Il possente campanile, costruito al posto del precedente, demolito per problemi statici, è del 1827 ed
è incompiuto nella decorazione esterna, presentando
la struttura di tufo a vista con le bozze di cornici, finti
pilastri, basi e capitelli agli angoli preparate certamente per ricevere un rivestimento in stucco come
per la facciata.
L'esterno della cupola, di aspetto semplice ma slanciato e grandioso, costituisce un'emergenza architettonica visibile da ogni punto anche lontano dalla città,
disturbata solo dai penosi edifici moderni senza qualità.
La Basilica di San Mauro è un monumento eccezionale, che con la sua presenza testimonia gli ideali
e i significati religiosi e artistici che all'epoca ne
hanno ispirata la costruzione.

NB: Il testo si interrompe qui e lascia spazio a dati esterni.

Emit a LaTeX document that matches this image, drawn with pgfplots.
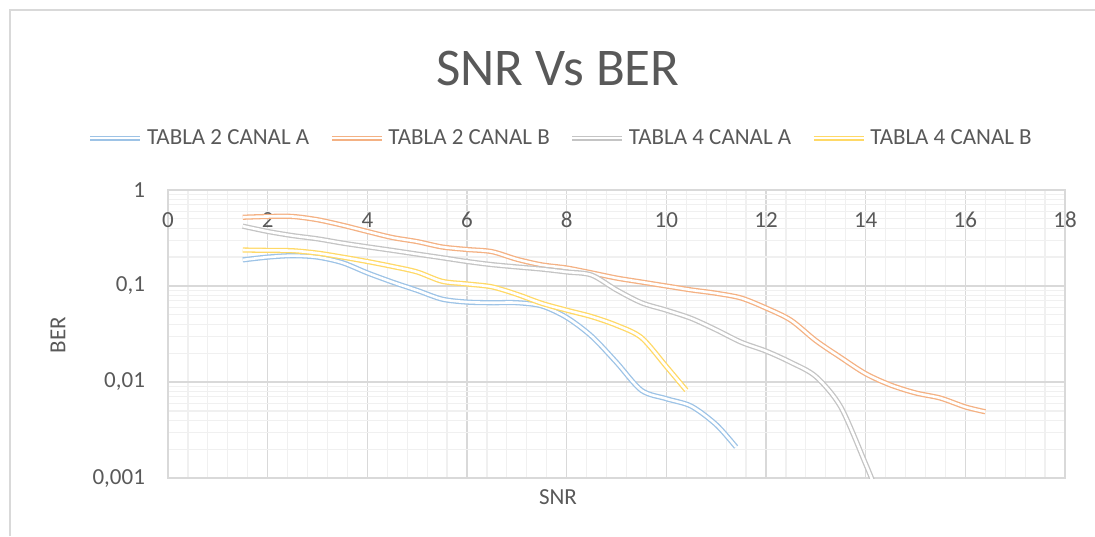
\documentclass[border=0pt]{standalone}
\usepackage{pgfplots}
\pgfplotsset{compat=1.18}
\usepackage{fontspec}
\setmainfont{Carlito}
\definecolor{cblue}{HTML}{9DC3E6}
\definecolor{corange}{HTML}{F4B183}
\definecolor{cgray}{HTML}{C4C4C4}
\definecolor{cyellow}{HTML}{FFD966}
\definecolor{txt}{HTML}{595959}
\definecolor{gmaj}{HTML}{D9D9D9}
\definecolor{gmin}{HTML}{F0F0F0}
\begin{document}
\begin{tikzpicture}
\useasboundingbox (-84pt,-29pt) rectangle (463.5pt,239pt);
\draw[gmaj, line width=0.6pt] (-79pt,-29pt) -- (-79pt,234pt) -- (463.5pt,234pt);
\begin{axis}[
  at={(0pt,0pt)}, anchor=south west,
  scale only axis, width=448.5pt, height=144pt,
  ymode=log, xmin=0, xmax=18, ymin=0.001, ymax=1,
  xtick={0,2,...,18}, minor x tick num=4,
  ytick={0.001,0.01,0.1,1}, yticklabels={{0,001},{0,01},{0,1},{1}},
  grid=both,
  major grid style={color=gmaj, line width=0.6pt},
  minor grid style={color=gmin, line width=0.6pt},
  axis line style={gmaj, line width=0.6pt},
  tick style={draw=none},
  xticklabel pos=upper,
  xticklabel style={anchor=center, yshift=-15pt, font=\fontsize{11.5}{13}\selectfont, text=txt},
  yticklabel style={anchor=east, xshift=-8pt, font=\fontsize{11.5}{13}\selectfont, text=txt},
  /pgf/number format/assume math mode=true,
  legend columns=4,
  legend style={draw=none, fill=none, at={(axis description cs:0.439,1.18)}, anchor=center,
    font=\fontsize{11.5}{13}\selectfont, text=txt,
    /tikz/every even column/.append style={column sep=8pt}},
  legend image code/.code={\draw[#1] (0pt,0pt) -- (25pt,0pt);},
  every axis plot/.append style={line width=0.65pt, double=white, double distance=1.3pt, smooth},
]
\addplot[cblue] coordinates {(1.5,0.187) (2,0.200) (2.5,0.207) (3,0.200) (3.5,0.175) (4,0.137) (4.5,0.110) (5,0.090) (5.5,0.073) (6,0.068) (6.5,0.067) (7,0.067) (7.5,0.062) (8,0.047) (8.5,0.030) (9,0.016) (9.5,0.0082) (10,0.0067) (10.5,0.0056) (11,0.0036) (11.4,0.0021)};
\addlegendentry{TABLA 2 CANAL A}
\addplot[corange] coordinates {(1.5,0.52) (2,0.53) (2.5,0.53) (3,0.49) (3.5,0.43) (4,0.37) (4.5,0.32) (5,0.29) (5.5,0.255) (6,0.24) (6.5,0.228) (7,0.19) (7.5,0.166) (8,0.154) (8.5,0.137) (9,0.121) (9.5,0.11) (10,0.10) (10.5,0.091) (11,0.084) (11.5,0.075) (12,0.059) (12.5,0.044) (13,0.027) (13.5,0.018) (14,0.0122) (14.5,0.0093) (15,0.0077) (15.5,0.0068) (16,0.0055) (16.4,0.0049)};
\addlegendentry{TABLA 2 CANAL B}
\addplot[cgray] coordinates {(1.5,0.42) (2,0.37) (2.5,0.335) (3,0.31) (3.5,0.28) (4,0.256) (4.5,0.235) (5,0.215) (5.5,0.197) (6,0.18) (6.5,0.167) (7,0.158) (7.5,0.15) (8,0.14) (8.5,0.13) (9,0.091) (9.5,0.067) (10,0.056) (10.5,0.046) (11,0.035) (11.5,0.026) (12,0.021) (12.5,0.016) (13,0.0114) (13.5,0.0055) (14,0.0014) (14.15,0.0009)};
\addlegendentry{TABLA 4 CANAL A}
\addplot[cyellow] coordinates {(1.5,0.237) (2,0.235) (2.5,0.233) (3,0.22) (3.5,0.20) (4,0.18) (4.5,0.16) (5,0.14) (5.5,0.112) (6,0.105) (6.5,0.098) (7,0.082) (7.5,0.066) (8,0.056) (8.5,0.048) (9,0.039) (9.5,0.029) (10,0.0145) (10.4,0.0082)};
\addlegendentry{TABLA 4 CANAL B}
\end{axis}
\node[text=txt, font=\fontsize{26.5}{30}\selectfont] at (195pt,205pt) {SNR Vs BER};
\node[text=txt, font=\fontsize{11.5}{13}\selectfont] at (195pt,-9.5pt) {SNR};
\node[text=txt, font=\fontsize{11.5}{13}\selectfont, rotate=90] at (-55pt,71.5pt) {BER};
\end{tikzpicture}
\end{document}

Esso svolge ancor oggi
le medesime funzioni originarie e suscita in noi gli
stessi significati estetici e religiosi che aveva in origine. È questa una condizione ideale, che la rende
un'opera d'arte viva e concretamente attuale, capace
ancora di parlarci, raccontarci, farci pregare e avvicinarci a Dio. Come tutte le grandi opere d'arte, ci fa
"sognare ad occhi aperti". Nostro unico merito - e doveroso impegno - sarà lasciarla in eredità ai nostri
successori in condizioni possibilmente migliori di
quelle in cui ci è pervenuta. Senza questi monumenti,
infatti, noi e la nostra Casoria non avremmo più identità, né futuro, né forme, né valori, ma vagheremmo
senza sapere cosa raccontare e di cosa gioire.